Tom de ameaça

‘Esse senhor faz um desserviço à democracia’, diz jurista sobre general Villas Bôas

Assessor do Gabinete de Segurança Institucional de Bolsonaro volta a fazer declaração pressionando o STF em decisão sobre prisão após condenação em segunda instância

Marcelo Camargo/EBC
Marcelo Camargo/EBC
Às vésperas do julgamento do HC de Lula, em 2018, general também usou do Twitter para incitar desordem para o caso que a liberdade do ex-presidente fosse concedida

São Paulo – O assessor especial do Gabinete de Segurança Institucional (GSI) e ex-comandante do Exército, general Villas Bôas, presta “um desserviço à democracia” ao tentar intimidar os ministros do Supremo Tribunal Federal (STF) que começam a julgar, nesta quinta-feira (17), as Ações de Declaração de Constitucionalidade (ADCs) que contestam a possibilidade de prisão após condenação em segunda instância. A avaliação é do advogado criminalista José Carlos Portella Júnior.

Às vésperas da discussão na Corte, o general veio a público, pelo Twitter, depois de quase um mês ausente da rede social, para defender o que considera ser “instrumentos” usados para combater a corrupção e a impunidade. “É preciso manter a energia que nos move em direção à paz social, sob pena de que o povo brasileiro venha a cair outra vez no desalento e na eventual convulsão social”, afirmou.  Parte dos holofotes colocados sobre o julgamento das ADCs leva em conta uma eventual decisão que possa beneficiar o ex-presidente Luiz Inácio Lula da Silva.

Em 2018,  às vésperas do julgamento do pedido de habeas corpus de Lula, o general Villas Bôas também se manifestou em tom da ameaça, citando a “convulsão social” que uma eventual liberdade do ex-presidente causaria no país.

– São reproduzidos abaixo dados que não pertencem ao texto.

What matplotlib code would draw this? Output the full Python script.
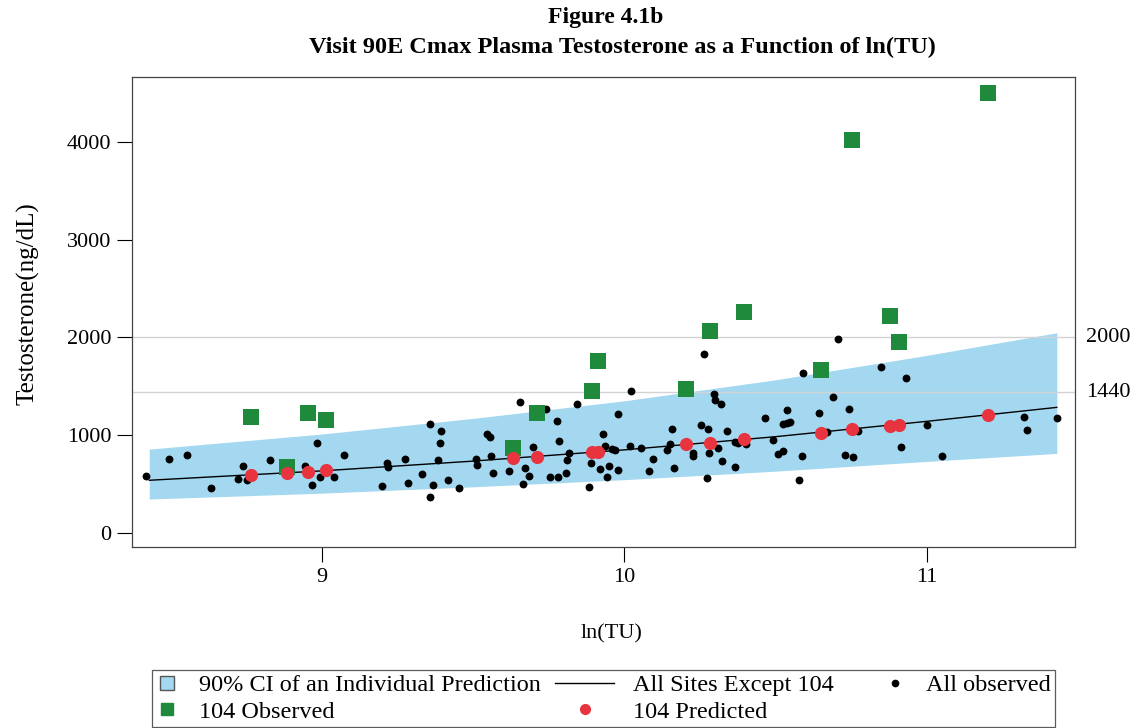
import numpy as np
import matplotlib.pyplot as plt
from matplotlib.lines import Line2D
from matplotlib.legend_handler import HandlerLine2D

plt.rcParams['font.family'] = ['Liberation Serif', 'DejaVu Serif']

# fitted curve (all sites except 104) and its 90% band, read at a few ln(TU) values
fit_x = [8.43, 9.0, 9.5, 10.0, 10.5, 11.0, 11.43]
fit_y = [537, 633, 733, 848, 983, 1140, 1283]
band_lo = [345, 405, 470, 543, 630, 730, 812]
band_hi = [856, 1010, 1170, 1350, 1565, 1815, 2046]

# all observed subjects
obs_x = [8.42, 8.495, 8.556, 8.633, 8.741, 8.724, 8.752, 8.829, 8.945, 8.985,
         8.967, 8.994, 9.041, 9.074, 9.198, 9.215, 9.220, 9.275, 9.284, 9.333,
         9.358, 9.393, 9.391, 9.383, 9.367, 9.358, 9.419, 9.455, 9.510, 9.512,
         9.545, 9.556, 9.559, 9.567, 9.620, 9.656, 9.666, 9.672, 9.686, 9.700,
         9.741, 9.755, 9.782, 9.777, 9.785, 9.810, 9.819, 9.808, 9.843, 9.885,
         9.890, 9.920, 9.931, 9.937, 9.944, 9.951, 9.970, 9.980, 9.980, 9.959,
         10.021, 10.019, 10.055, 10.094, 10.083, 10.159, 10.151, 10.142, 10.165, 10.226,
         10.228, 10.253, 10.276, 10.265, 10.281, 10.311, 10.273, 10.298, 10.300, 10.320,
         10.322, 10.339, 10.366, 10.375, 10.366, 10.403, 10.465, 10.493, 10.509, 10.524,
         10.526, 10.537, 10.548, 10.537, 10.579, 10.589, 10.592, 10.643, 10.671, 10.691,
         10.708, 10.730, 10.757, 10.744, 10.774, 10.848, 10.932, 10.914, 11.002, 11.050,
         11.323, 11.331, 11.430]
obs_y = [583, 757, 792, 454, 679, 549, 539, 744, 682, 921,
         485, 567, 573, 792, 478, 716, 669, 751, 512, 600,
         1109, 1040, 915, 744, 488, 362, 539, 457, 751, 693,
         1007, 982, 785, 608, 631, 1340, 495, 659, 580, 880,
         1262, 573, 567, 1146, 941, 744, 812, 608, 1314, 471,
         716, 649, 1007, 887, 567, 682, 846, 1211, 641, 853,
         1453, 887, 863, 751, 631, 1058, 907, 846, 665, 818,
         785, 1099, 1058, 1828, 818, 863, 557, 1419, 1358, 1317,
         737, 1040, 931, 921, 669, 907, 1170, 948, 802, 836,
         1109, 1119, 1136, 1255, 539, 785, 1637, 1221, 1033, 1391,
         1982, 792, 777, 1269, 1043, 1698, 1586, 877, 1099, 785,
         1187, 1051, 1176]

# site 104: observed and predicted
site_x = [8.766, 8.884, 8.956, 9.014, 9.633, 9.711, 9.893, 9.914,
          10.204, 10.284, 10.396, 10.651, 10.754, 10.880, 10.909, 11.202]
site_obs = [1187, 669, 1228, 1153, 870, 1221, 1453, 1757,
            1470, 2063, 2261, 1664, 4014, 2217, 1954, 4505]
site_pred = [590, 608, 624, 641, 761, 777, 825, 830,
             904, 921, 955, 1023, 1058, 1095, 1105, 1204]

ref_levels = [2000, 1440]

band_color = '#a3d8f0'
green = '#1f8a3c'
red = '#e8343f'


class LongHandle(HandlerLine2D):
    # stretch the legend handle leftwards so the fit line reads as a line
    def get_xdata(self, legend, xdescent, ydescent, width, height, fontsize):
        x0 = -xdescent - 1.4 * width
        x1 = -xdescent + width
        return np.array([x0, x1]), np.array([(x0 + x1) / 2])


fig = plt.figure(figsize=(11.38, 7.28), dpi=100)
ax = fig.add_axes([0.116, 0.2486, 0.8286, 0.6454])

ax.fill_between(fit_x, band_lo, band_hi, color=band_color, lw=0, zorder=1)
for lev in ref_levels:
    ax.axhline(lev, color='#d2d2d2', lw=1.0, zorder=2)
    ax.text(1.012, lev, str(lev), transform=ax.get_yaxis_transform(),
            ha='left', va='center', fontsize=16)
ax.plot(fit_x, fit_y, color='black', lw=1.0, zorder=3)
ax.scatter(obs_x, obs_y, s=32, color='black', lw=0, zorder=4)
ax.scatter(site_x, site_obs, s=125, marker='s', color=green, lw=0, zorder=5)
ax.scatter(site_x, site_pred, s=90, color=red, lw=0, zorder=6)

ax.set_xlim(8.373, 11.49)
ax.set_ylim(-146, 4662)
ax.set_xticks([9, 10, 11])
ax.set_yticks([0, 1000, 2000, 3000, 4000])
ax.tick_params(direction='out', length=11, width=0.8, pad=4, labelsize=16)
for sp in ax.spines.values():
    sp.set_color('#444444')
    sp.set_linewidth(0.9)

ax.set_xlabel('ln(TU)', fontsize=16)
ax.set_ylabel('Testosterone(ng/dL)', fontsize=18)
ax.xaxis.set_label_coords(0.509, -0.165)
ax.yaxis.set_label_coords(-0.0976, 0.519)

fig.text(0.532, 0.976, 'Figure 4.1b', ha='center', va='center',
         fontsize=17, fontweight='bold')
fig.text(0.547, 0.935, 'Visit 90E Cmax Plasma Testosterone as a Function of ln(TU)',
         ha='center', va='center', fontsize=17.5, fontweight='bold')

h_ci = Line2D([], [], ls='none', marker='s', ms=10, mfc=band_color, mec='#555555', mew=1)
h_obs = Line2D([], [], ls='none', marker='s', ms=9, color=green)
h_line = Line2D([], [], color='black', lw=1)
h_pred = Line2D([], [], ls='none', marker='o', ms=7, color=red)
h_all = Line2D([], [], ls='none', marker='o', ms=4.5, color='black')

leg = fig.legend([h_ci, h_obs, h_line, h_pred, h_all],
                 ['90% CI of an Individual Prediction', '104 Observed',
                  'All Sites Except 104', '104 Predicted', 'All observed'],
                 ncol=3, loc='lower center', bbox_to_anchor=(0.53, 0.002),
                 borderaxespad=0,
                 fontsize=17.5, frameon=True, fancybox=False, edgecolor='#333333',
                 handlelength=1.0, handletextpad=0.8, columnspacing=2.0,
                 labelspacing=0.2, borderpad=0.15,
                 handler_map={h_line: LongHandle(), h_pred: LongHandle()})
leg.get_frame().set_linewidth(0.9)

fig.savefig('out.png', dpi=100)
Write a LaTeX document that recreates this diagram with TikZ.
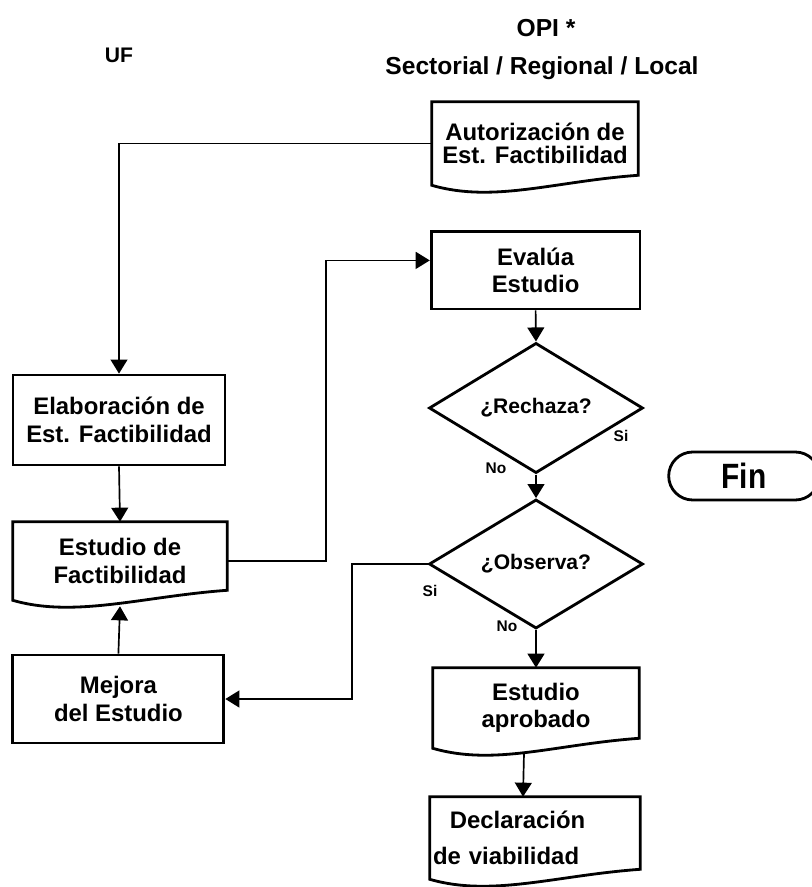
\documentclass[tikz,border=0pt]{standalone}
\usepackage{fontspec}
\setmainfont{Liberation Sans}
\newfontfamily\narrowfont{Liberation Sans}[FakeStretch=0.85]
\usetikzlibrary{shapes.geometric,shapes.misc,arrows.meta}

% outline of a document symbol around a (undrawn) node
\newcommand{\docoutline}[1]{%
  \draw[line width=2pt] (#1.south west) -- (#1.north west) -- (#1.north east) -- ([yshift=0.25cm]#1.south east)
    .. controls +(-2.1,-0.15) and +(1.55,-0.45) .. (#1.south west) -- cycle;}

\begin{document}
\begin{tikzpicture}[
    box/.style={draw, line width=2pt, minimum width=5.25cm, minimum height=2.1cm, align=center, inner sep=1pt, font=\bfseries\fontsize{17}{19.5}\selectfont},
    doc/.style={minimum width=5.2cm, minimum height=2cm, align=center, inner sep=1pt, font=\bfseries\fontsize{17}{19.5}\selectfont},
    decision/.style={diamond, draw, line width=2pt, minimum width=5.35cm, minimum height=2.8cm, inner sep=0pt, font=\bfseries\fontsize{15}{17}\selectfont},
    term/.style={rounded rectangle, draw, line width=2pt, minimum width=4cm, minimum height=1.2cm, font=\narrowfont\bfseries\fontsize{25}{28}\selectfont},
    arrow/.style={-{Triangle[width=12pt,length=10pt]}, line width=1.2pt},
    lbl/.style={font=\bfseries\fontsize{11}{12}\selectfont},
    head/.style={anchor=base, font=\bfseries\fontsize{17.5}{20}\selectfont}
]
    \useasboundingbox (0,0) rectangle (20.3,-22.175);

    % headings
    \node[head, font=\bfseries\fontsize{15}{17}\selectfont] (uf) at (2.975,-1.575) {UF};
    \node[head] (opi) at (13.65,-0.925) {OPI *};
    \node[head] (sect) at (13.55,-1.875) {Sectorial / Regional / Local};

    % OPI column
    \node[doc, minimum width=5.15cm, minimum height=2.075cm, font=\bfseries\fontsize{17}{16.5}\selectfont] (autor) at (13.375,-3.5875) {Autorización de\\Est. Factibilidad};
    \node[box, minimum width=5.22cm, minimum height=1.93cm] (evalua) at (13.39,-6.76) {Evalúa\\Estudio};
    \node[decision] (rechaza) at (13.4,-10.2) {¿Rechaza?};
    \node[decision] (observa) at (13.4,-14.1) {¿Observa?};
    \node[doc, minimum width=5.15cm] (aprob) at (13.4,-17.7) {Estudio\\aprobado};
    \node[doc, minimum width=5.25cm, minimum height=2.05cm, text width=5.1cm, align=left, font=\bfseries\fontsize{17}{26}\selectfont] (decl) at (13.375,-20.95) {\hspace*{0.42cm}Declaración\\de viabilidad};
    \node[term] (fin) at (18.6,-11.9) {Fin};

    % UF column
    \node[box, minimum width=5.3cm, minimum height=2.25cm] (elab) at (2.975,-10.5) {Elaboración de\\Est. Factibilidad};
    \node[doc, minimum width=5.35cm, minimum height=1.95cm] (estudio) at (3.0,-14.025) {Estudio de\\Factibilidad};
    \node[box, minimum width=5.275cm, minimum height=2.2cm] (mejora) at (2.96,-17.475) {Mejora\\del Estudio};

    \docoutline{autor}
    \docoutline{aprob}
    \docoutline{decl}
    \docoutline{estudio}

    % branch labels
    \node[lbl] (siR) at (15.525,-10.9) {Si};
    \node[lbl] (noR) at (12.4,-11.7) {No};
    \node[lbl] (siO) at (10.75,-14.775) {Si};
    \node[lbl] (noO) at (12.675,-15.65) {No};

    \coordinate (bend1) at (8.15,0);
    \coordinate (bend2) at (8.8,0);

    \draw[arrow] (autor.west) -| (elab.north);
    \draw[arrow] (elab.south) -- (estudio.north);
    \draw[arrow] (mejora.north) -- ([yshift=-0.15cm]estudio.south);
    \draw[arrow] (estudio.east) -- (estudio.east -| bend1) |- ([yshift=0.25cm]evalua.west);
    \draw[arrow] (evalua.south) -- (rechaza.north);
    \draw[arrow] (rechaza.south) -- (observa.north);
    \draw[arrow] (observa.west) -- (observa.west -| bend2) |- (mejora.east);
    \draw[arrow] (observa.south) -- (aprob.north);
    \draw[arrow] ([xshift=-0.3cm,yshift=-0.12cm]aprob.south) -- ([xshift=-0.3cm]decl.north);
\end{tikzpicture}
\end{document}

Em entrevista aos jornalistas Marilu Cabañas e Glauco Faria, da Rádio Brasil Atual, Portella, que é também professor de Processo Penal do Centro Universitário Curitiba (Unicuritiba) e membro do coletivo Advogadas e Advogados pela Democracia, avalia que o militar ainda é de certa forma refém do “autoritarismo” que marcou a ditadura civil-militar e que volta a ascender no governo de Jair Bolsonaro.

“A postura dele envergonha ou deveria envergonhar, no mínimo, qualquer pessoa civilizada que realmente preza pelos valores democráticos. Envergonhar o Estado brasileiro perante à comunidade internacional por admitir que um general fale coisas como essa, contra a democracia, que afetam o coração da Constituição, é ela que lega o direito à presunção de inocência. Diante da história que nós passamos no Brasil, de ditadura militar e regimes autoritários, mostrou-se essa garantia básica de presunção de inocência para que não fiquemos reféns de maiorias eventuais”, contesta a advogado criminalista.

As investidas da política sobre questões jurídicas também foram destacadas por Portella para analisar o encontro sigiloso, tratado como uma visita de cortesia, envolvendo o presidente Bolsonaro, o presidente do STF Dias Toffoli e o ministro da Corte Gilmar Mendes nesta quarta-feira (16), um dia antes, também, do julgamento das ADCs. “A gente fala, obviamente brincando, que foi uma baita coincidência, mas nós sabemos que na política as coisas não acontecem por acaso. Essa conversa ao pé do ouvido do presidente com ministros do Supremo é aquilo que revela que a Lava Jato tem uma base mais política do que jurídica”, ressalta o advogado criminalista.